Cancelling 1-on-1s because YOU don't need to meet? You're missing the point.

“Canceling our 1-on-1. Nothing for us to discuss this week.”

Direct report meetings can't always be protected, but when they’re inconsistent, or worse - cancelled three weeks in a row, what's the message?

Instead, focus on quality interactions with these 3 approaches:

1. Seek Connection.

Use this time to understand how things are truly going at work and beyond. People want a leader who genuinely cares about them – something you can demonstrate by inquiring about recent work they’re proud of, challenging obstacles, etc.

2. Less Talking. More Listening.

Most of us are terrible listeners. Work on actively hearing experiences, ideas and perspectives (even if you disagree), and don’t jump in too quickly with answers and direction. Push for solutions and thinking, while giving more airtime.

3. Stop Owning The Meeting.

You're the boss, but this is her/his uninterrupted time.
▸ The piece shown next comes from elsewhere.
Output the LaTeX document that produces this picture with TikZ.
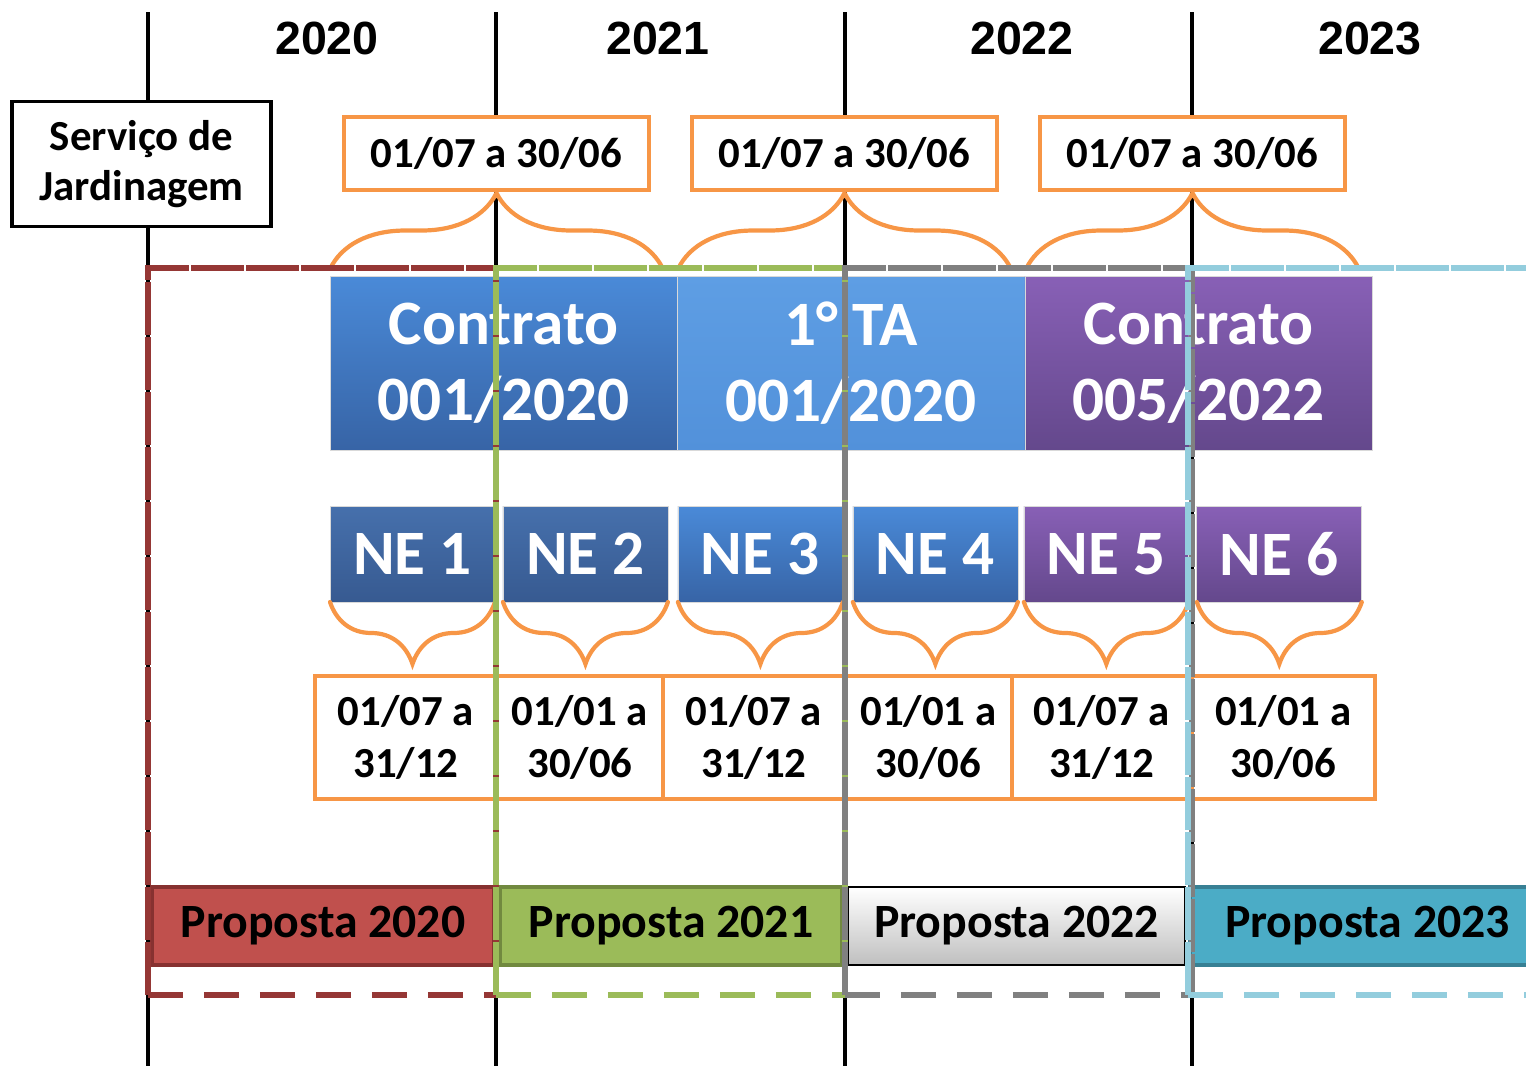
\documentclass[tikz,border=0pt]{standalone}
\usepackage{fontspec}
\setmainfont{Carlito}
\newfontfamily\yearfont{Liberation Sans}
\usetikzlibrary{positioning,calc,decorations.pathreplacing}

\definecolor{laranja}{HTML}{F79646}
\definecolor{vermelho}{HTML}{953735}
\definecolor{verde}{HTML}{9BBB59}
\definecolor{cinza}{HTML}{808080}
\definecolor{azulclaro}{HTML}{93CDDD}
\definecolor{azulA}{RGB}{74,138,216}
\definecolor{azulB}{RGB}{55,100,166}
\definecolor{azulC}{RGB}{94,158,228}
\definecolor{azulD}{RGB}{82,145,218}
\definecolor{azulE}{RGB}{70,112,172}
\definecolor{azulF}{RGB}{55,90,145}
\definecolor{roxoA}{RGB}{136,96,182}
\definecolor{roxoB}{RGB}{100,72,140}

\tikzset{
  eixo/.style={line width=2.2pt, black},
  ano/.style={font=\yearfont\fontsize{26.5pt}{30pt}\selectfont\bfseries},
  caixa/.style={draw=black, line width=2.2pt, fill=white, align=center,
    inner sep=0pt, outer sep=0pt, minimum width=5.18cm, minimum height=2.5cm,
    font=\fontsize{24.4pt}{28.3pt}\selectfont\bfseries},
  periodo/.style={draw=laranja, line width=2.2pt, fill=white, align=center,
    inner sep=0pt, outer sep=0pt,
    font=\fontsize{24.4pt}{29.5pt}\selectfont\bfseries},
  contrato/.style={draw=white!85!black, line width=0.4pt, align=center,
    inner sep=0pt, outer sep=0pt, minimum width=6.95cm, minimum height=3.48cm,
    text=white, font=\fontsize{36pt}{43pt}\selectfont\bfseries},
  ne/.style={draw=white!85!black, line width=0.4pt, inner sep=0pt, outer sep=0pt,
    minimum width=3.3cm, minimum height=1.92cm, text=white,
    font=\fontsize{36pt}{43pt}\selectfont\bfseries},
  proposta/.style={line width=2.2pt, inner sep=0pt, outer sep=0pt,
    minimum height=1.56cm, font=\fontsize{27.2pt}{32pt}\selectfont\bfseries},
  chave/.style={draw=laranja, line width=2.4pt, line cap=round,
    decorate, decoration={brace, amplitude=#1}},
  quadro/.style={line width=3.4pt, draw=#1, dash pattern=on 1.07cm off 0.03cm},
  quadrobase/.style={line width=3.4pt, draw=#1, dash pattern=on 0.7cm off 0.42cm}
}

\begin{document}
\begin{tikzpicture}[x=0.02cm, y=-0.02cm]
  \clip (0,0) rectangle (1526,1066);

  % linhas dos anos
  \foreach \x in {148,496,845,1192}
    \draw[eixo] (\x,12) -- (\x,1066);
  \node[ano] (a2020) at (327,38) {2020};
  \node[ano] (a2021) at (658,38) {2021};
  \node[ano] (a2022) at (1022,38) {2022};
  \node[ano] (a2023) at (1370,38) {2023};

  \node[caixa] (servico) at (141.5,164) {Serviço de\\Jardinagem};

  % vigencias anuais
  \node[periodo, minimum width=6.1cm, minimum height=1.46cm] (per1) at (496.5,153.5) {01/07 a 30/06};
  \node[periodo, minimum width=6.1cm, minimum height=1.46cm] (per2) at (844.5,153.5) {01/07 a 30/06};
  \node[periodo, minimum width=6.1cm, minimum height=1.46cm] (per3) at (1192.5,153.5) {01/07 a 30/06};
  \foreach \p in {per1,per2,per3}
    \draw[chave=1.5cm] ($(\p.south)+(-166,78)$) -- ($(\p.south)+(166,78)$);

  % propostas
  \node[proposta, draw=vermelho!90!black, fill={rgb,255:red,192;green,80;blue,77},
    minimum width=6.84cm] (pr20) at (323,926) {Proposta 2020};
  \node[proposta, draw={rgb,255:red,113;green,137;blue,63}, fill=verde,
    minimum width=6.84cm] (pr21) at (671,926) {Proposta 2021};
  \node[proposta, draw=black, line width=0.8pt, top color=white, bottom color=black!25,
    minimum width=6.74cm] (pr22) at (1016.5,926) {Proposta 2022};
  \node[proposta, draw={rgb,255:red,56;green,128;blue,148}, fill={rgb,255:red,75;green,172;blue,198},
    minimum width=7.1cm] (pr23) at (1367.5,926) {Proposta 2023};

  % contratos
  \node[contrato, top color=azulA, bottom color=azulB, anchor=west] (ct1) at (330,363) {Contrato\\001/2020};
  \node[contrato, top color=azulC, bottom color=azulD, right=0pt of ct1] (ct2) {1° TA\\001/2020};
  \node[contrato, top color=roxoA, bottom color=roxoB, right=0pt of ct2] (ct3) {Contrato\\005/2022};

  % notas de empenho
  \node[ne, top color=azulE, bottom color=azulF, anchor=west] (ne1) at (330,554) {NE 1};
  \node[ne, top color=azulE, bottom color=azulF, right=0.16cm of ne1] (ne2) {NE 2};
  \node[ne, top color=azulA, bottom color=azulB, right=0.2cm of ne2] (ne3) {NE 3};
  \node[ne, top color=azulA, bottom color=azulB, right=0.2cm of ne3] (ne4) {NE 4};
  \node[ne, top color=roxoA, bottom color=roxoB, right=0.12cm of ne4] (ne5) {NE 5};
  \node[ne, top color=roxoA, bottom color=roxoB, right=0.16cm of ne5] (ne6) {NE 6};

  % periodos das notas
  \node[periodo, minimum width=3.64cm, minimum height=2.46cm] (dt1) at (406,737.5) {01/07 a\\31/12};
  \node[periodo, minimum width=3.32cm, minimum height=2.46cm, right=0pt of dt1] (dt2) {01/01 a\\30/06};
  \node[periodo, minimum width=3.64cm, minimum height=2.46cm, right=0pt of dt2] (dt3) {01/07 a\\31/12};
  \node[periodo, minimum width=3.34cm, minimum height=2.46cm, right=0pt of dt3] (dt4) {01/01 a\\30/06};
  \node[periodo, minimum width=3.6cm, minimum height=2.46cm, right=0pt of dt4] (dt5) {01/07 a\\31/12};
  \node[periodo, minimum width=3.66cm, minimum height=2.46cm, right=0pt of dt5] (dt6) {01/01 a\\30/06};
  \foreach \n in {ne1,ne2,ne3,ne4,ne5,ne6}
    \draw[chave=1.24cm] (\n.south east) -- (\n.south west);

  % quadros tracejados
  \foreach \xa/\xb/\cor in {148/496/vermelho, 496/845/verde, 845/1192/cinza, 1188/1560/azulclaro} {
    \draw[quadro=\cor] (\xa,995) -- (\xa,268) -- (\xb,268) -- (\xb,995);
    \draw[quadrobase=\cor] (\xa,995) -- (\xb,995);
  }
\end{tikzpicture}
\end{document}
Put the onus on your people to drive the agenda and discussion, including the right to cancel or postpone.

Lastly, know that you don’t need to have all the answers – in fact, sometimes it’s better that you don’t. Ask your people how to make these meetings as productive and valuable as possible. Their answers might surprise you.

How are you getting the most from your 1-on-1 meetings?